Dívida pública, risco crescente
País não consegue cobrir sequer parte dos juros vencidos.
Será apertado e cada centavo poderá fazer diferença, mas o governo federal mantém a promessa de fechar o ano com um déficit primário igual ou inferior a R$ 159 bilhões. O mesmo limite valerá para 2018, ano de eleições e de enormes pressões por aumento de gastos. Os últimos números deixam claro o aperto. O buraco nas contas do governo central chegou a R$ 103,24 bilhões neste ano, até outubro, pelas contas do Tesouro Nacional. O quadro é um pouco melhor pelos cálculos do Banco Central (BC), com um saldo negativo de R$ 95,91 bilhões em dez meses. Há uma diferença de critérios. O relatório do Tesouro mostra a diferença entre receitas e despesas. O do BC aponta a necessidade de financiamento. Nos dois casos, os valores indicados até aqui correspondem a resultados primários, calculados sem os juros.

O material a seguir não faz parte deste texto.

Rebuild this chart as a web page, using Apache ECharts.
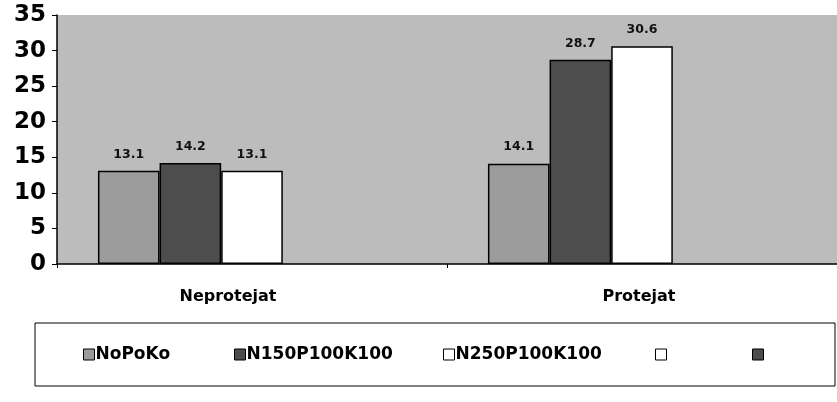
<!DOCTYPE html>
<html>
<head>
<meta charset="utf-8">
<script src="https://cdn.jsdelivr.net/npm/echarts@6/dist/echarts.min.js"></script>
<style>
  html, body { margin: 0; padding: 0; background: #ffffff; }
  #chart { width: 837px; height: 402px; }
</style>
</head>
<body>
<div id="chart"></div>
<script>
// Categories and values
const categories = ['Neprotejat', 'Protejat'];
const seriesNames = ['NoPoKo', 'N150P100K100', 'N250P100K100', ' ', '  '];
const valuesNoPoKo = [13.1, 14.1];
const valuesN150 = [14.2, 28.7];
const valuesN250 = [13.1, 30.6];
const valuesEmptyA = [];
const valuesEmptyB = [];
const yTicks = [0, 5, 10, 15, 20, 25, 30, 35];

const seriesValues = [valuesNoPoKo, valuesN150, valuesN250, valuesEmptyA, valuesEmptyB];
const seriesColors = ['#9c9c9c', '#4d4d4d', '#ffffff', '#ffffff', '#4d4d4d'];

const chart = echarts.init(document.getElementById('chart'));

const FONT = '"DejaVu Sans", Arial, sans-serif';

const series = seriesNames.map((name, i) => ({
  name: name,
  type: 'bar',
  data: seriesValues[i],
  barGap: '0%',
  barCategoryGap: '21%',
  itemStyle: { color: seriesColors[i], borderColor: '#000', borderWidth: 1.5 },
  label: {
    show: true,
    position: 'top',
    distance: 10,
    color: '#111',
    fontFamily: FONT,
    fontWeight: 'bold',
    fontSize: 12.5
  }
}));

// one legend per entry, placed along the bottom box
const legendLeft = [83, 234, 443, 655, 752];
const legends = seriesNames.map((name, i) => ({
  data: [name],
  left: legendLeft[i],
  top: 346,
  icon: 'rect',
  itemWidth: 11,
  itemHeight: 11,
  itemGap: 0,
  padding: 0,
  selectedMode: false,
  textStyle: { fontFamily: FONT, fontWeight: 'bold', fontSize: 17, color: '#000', padding: [0, 0, 0, -4] },
  itemStyle: { borderColor: '#000', borderWidth: 1 }
}));

chart.setOption({
  animation: false,
  backgroundColor: '#ffffff',
  grid: {
    left: 57, right: 0, top: 15, bottom: 138,
    show: true,
    backgroundColor: '#bcbcbc',
    borderWidth: 0
  },
  legend: legends,
  graphic: [{
    type: 'rect',
    shape: { x: 35, y: 323, width: 800, height: 63 },
    style: { fill: 'none', stroke: '#000', lineWidth: 1 }
  }],
  xAxis: {
    type: 'category',
    data: categories,
    axisLine: { lineStyle: { color: '#000', width: 1.5 } },
    axisTick: { show: true, length: 4, lineStyle: { color: '#000' } },
    axisLabel: {
      margin: 25,
      color: '#000',
      fontFamily: FONT,
      fontWeight: 'bold',
      fontSize: 16,
      formatter: (v, idx) => idx === 0 ? '{shift|' + v + '}' : '{base|' + v + '}',
      rich: {
        shift: { fontFamily: FONT, fontWeight: 'bold', fontSize: 16, padding: [0, 48, 0, 0] },
        base: { fontFamily: FONT, fontWeight: 'bold', fontSize: 16, padding: [0, 6, 0, 0] }
      }
    }
  },
  yAxis: {
    type: 'value',
    min: yTicks[0],
    max: yTicks[yTicks.length - 1],
    interval: 5,
    axisLine: { show: true, lineStyle: { color: '#000', width: 1.5 } },
    axisTick: { show: true, length: 5, lineStyle: { color: '#000' } },
    splitLine: { show: false },
    axisLabel: {
      margin: 11,
      color: '#000',
      fontFamily: FONT,
      fontWeight: 'bold',
      fontSize: 23
    }
  },
  series: series
});
</script>
</body>
</html>
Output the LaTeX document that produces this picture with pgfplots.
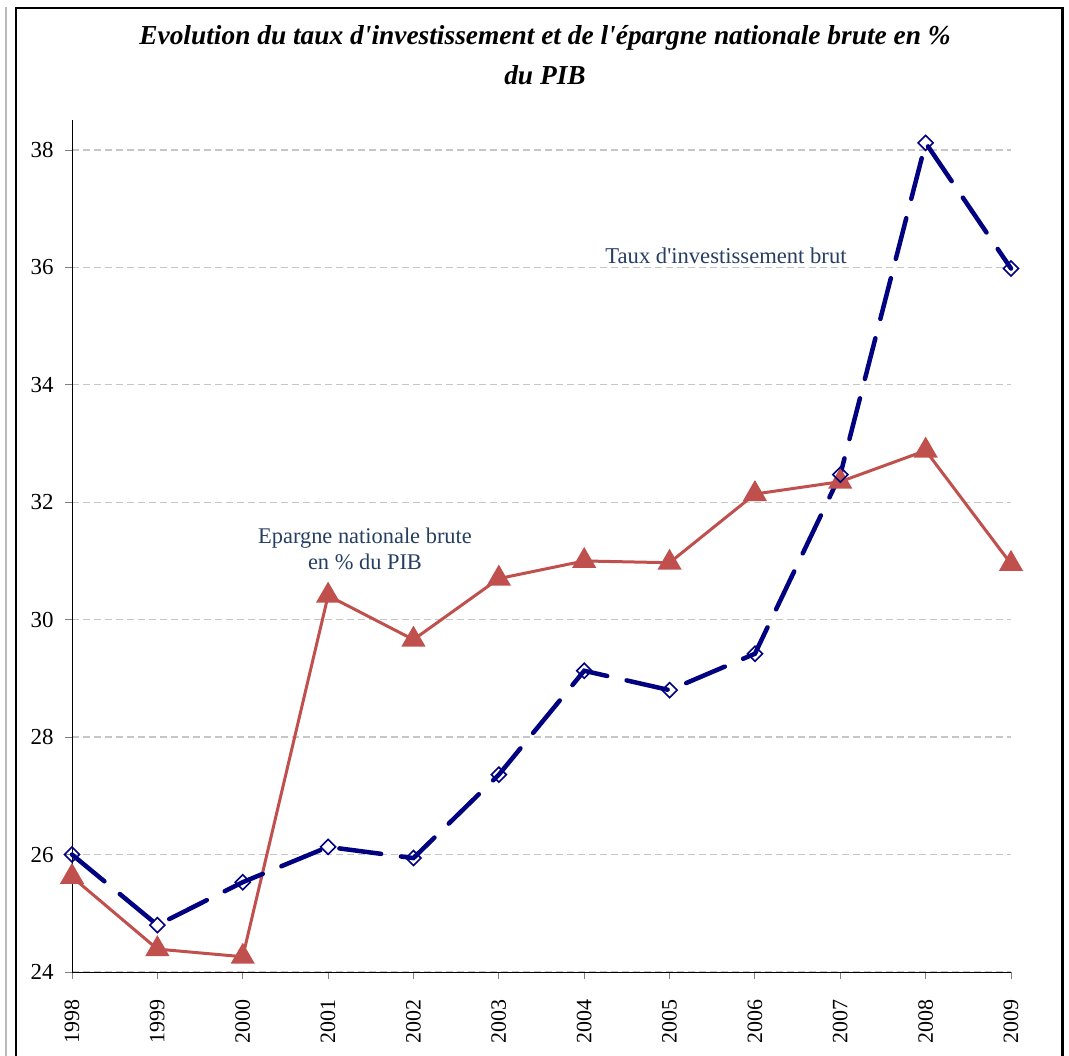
\documentclass[border=0pt]{standalone}
\usepackage{pgfplots}
\pgfplotsset{compat=1.18}
\usepackage{fontspec}
\setmainfont{Liberation Serif}
\newfontfamily\rawserif{Liberation Serif}
\definecolor{navyl}{RGB}{0,0,128}
\definecolor{redl}{RGB}{192,80,77}
\definecolor{annot}{RGB}{38,62,98}
\begin{document}
\begin{tikzpicture}[x=1bp,y=1bp]
\useasboundingbox (0,0) rectangle (1069,1056);
\draw[gray!55, line width=2bp] (6,1049) -- (6,-5);
\draw[black, line width=2.2bp] (16,-5) -- (16,1048) -- (1062.5,1048) -- (1062.5,-5);
\node[font=\rawserif\fontsize{27.5}{40}\selectfont\bfseries\itshape, align=center] at (545,1001) {Evolution du taux d'investissement et de l'épargne nationale brute en \%\\du PIB};
\begin{axis}[
  at={(72bp,84bp)}, anchor=south west,
  scale only axis, width=939bp, height=852bp,
  xmin=1998, xmax=2009, ymin=24, ymax=38.51,
  axis x line*=bottom, axis y line*=left,
  axis line style={black, line width=0.8bp, -},
  xtick={1998,...,2009}, ytick={24,26,...,38},
  xticklabel style={rotate=90, anchor=east, font=\fontsize{22}{22}\selectfont},
  yticklabel style={font=\fontsize{23}{23}\selectfont},
  /pgf/number format/assume math mode=true,
  xticklabel={\pgfmathprintnumber[1000 sep={}]{\tick}},
  tick align=outside, major tick length=7bp,
  tick style={gray, line width=0.8bp},
  xticklabel shift=17bp, yticklabel shift=8bp,
  ymajorgrids, grid style={gray!45, line width=1.3bp, dash pattern=on 7bp off 4bp},
  clip=false,
]
\addplot[redl, line width=3bp, mark=triangle*, mark size=11bp, mark options={solid, fill=redl, draw=redl}] coordinates {
(1998,25.62) (1999,24.39) (2000,24.26) (2001,30.41) (2002,29.66) (2003,30.70)
(2004,31.00) (2005,30.97) (2006,32.14) (2007,32.35) (2008,32.88) (2009,30.95)};
\addplot[navyl, line width=4.5bp, dash pattern=on 42bp off 20bp, line cap=round, mark=square, mark size=5.3bp, mark options={solid, rotate=45, fill=white, draw=navyl, line width=1.6bp}] coordinates {
(1998,26.00) (1999,24.80) (2000,25.53) (2001,26.13) (2002,25.94) (2003,27.36)
(2004,29.13) (2005,28.80) (2006,29.42) (2007,32.47) (2008,38.12) (2009,35.98)};
\end{axis}
\node[annot, font=\rawserif\fontsize{22.7}{22.7}\selectfont] at (726,800) {Taux d'investissement brut};
\node[annot, font=\rawserif\fontsize{22.5}{26}\selectfont, align=center] at (365,507) {Epargne nationale brute\\en \% du PIB};
\end{tikzpicture}
\end{document}
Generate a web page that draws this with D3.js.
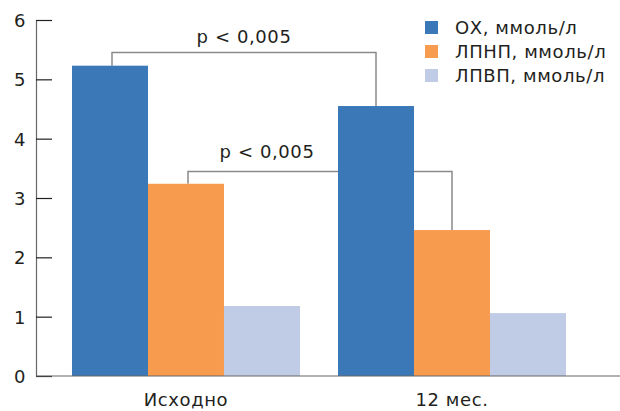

Nenhum dos dois balanços, o do Tesouro e o do BC, vale uma celebração, e ambos evidenciam, mais uma vez, o desastre da Previdência. De janeiro a outubro o déficit previdenciário do governo central chegou a R$ 155,22 bilhões, de acordo com o relatório do Tesouro. O resultado geral só foi pouco melhor porque o próprio Tesouro teve um superávit de R$ 52,59 bilhões em dez meses.
Três fatores contribuíram para esse resultado parcialmente positivo: a contenção dos gastos, a caça a receitas extraordinárias e, finalmente, a recuperação dos negócios e do emprego, com efeitos na arrecadação de impostos e contribuições. Até a receita previdenciária aumentou, com a melhora do emprego formal e da massa real de rendimentos, mas nem isso impediu a expansão do já enorme desajuste.
Os bons efeitos da recuperação econômica ficam mais visíveis, na comparação entre os números de outubro deste ano e do ano passado quando se eliminam os fatores atípicos, como a arrecadação proporcionada pelos programas de reescalonamento de dívidas fiscais, mais conhecidos como Refis. A reativação econômica e a expansão do emprego deverão continuar favorecendo a arrecadação em 2018. Segundo projeções do mercado, o Produto Interno Bruto (PIB) deve crescer 2,5% no próximo ano.
Se tudo correr de forma razoavelmente satisfatória, as contas do governo central estarão em condições pouco melhores quando o próximo presidente receber a faixa, no começo de 2019. Mas a dívida pública ainda estará aumentando e será preciso muito esforço, por alguns anos, para conter sua expansão e reduzir seu peso na economia nacional. Por isso o governo deve insistir na aprovação, no menor prazo possível, da reforma da Previdência. Quanto mais cedo se implante o novo regime previdenciário, mais próxima estará a estabilização das contas públicas, fator fundamental para a sustentação do crescimento.
Um quadro mais amplo, com inclusão dos três níveis de governo e de estatais (sem Petrobrás e Eletrobrás), é apresentado no relatório mensal do BC. Pelo critério do BC, o setor público acumulou déficit primário de R$ 77,35 bilhões de janeiro a outubro, com o saldo negativo do governo central parcialmente compensado pelo superávit dos governos estaduais e municipais. Em 12 meses as contas do conjunto foram fechadas com buraco de R$ 187,23 bilhões, 2,88% do PIB, com aumento de 0,55 ponto porcentual em relação ao valor acumulado até setembro.
Mas o desafio fica mais claro quando se consideram os dados nominais (com inclusão dos juros). Em 12 meses o déficit do setor público atingiu R$ 601,39 bilhões, 9,25% do PIB, um dos piores desempenhos fiscais do mundo. Sem excedente para cobrir sequer parte dos juros vencidos, o endividamento público aumenta. A dívida do governo geral (na maior parte do governo central) chegou em outubro a R$ 4,84 trilhões, 74,4% do PIB, recorde na série iniciada em 2006. A proporção crescerá nos próximos anos, até surgir superávit primário suficiente para cobrir os custos financeiros. Sem ajuste, o resultado será insolvência, rebaixamento maior da nota brasileira e crise profunda. O desastre será evitado se houver em todos os Poderes, em Brasília, bom senso e responsabilidade, artigos escassos atualmente.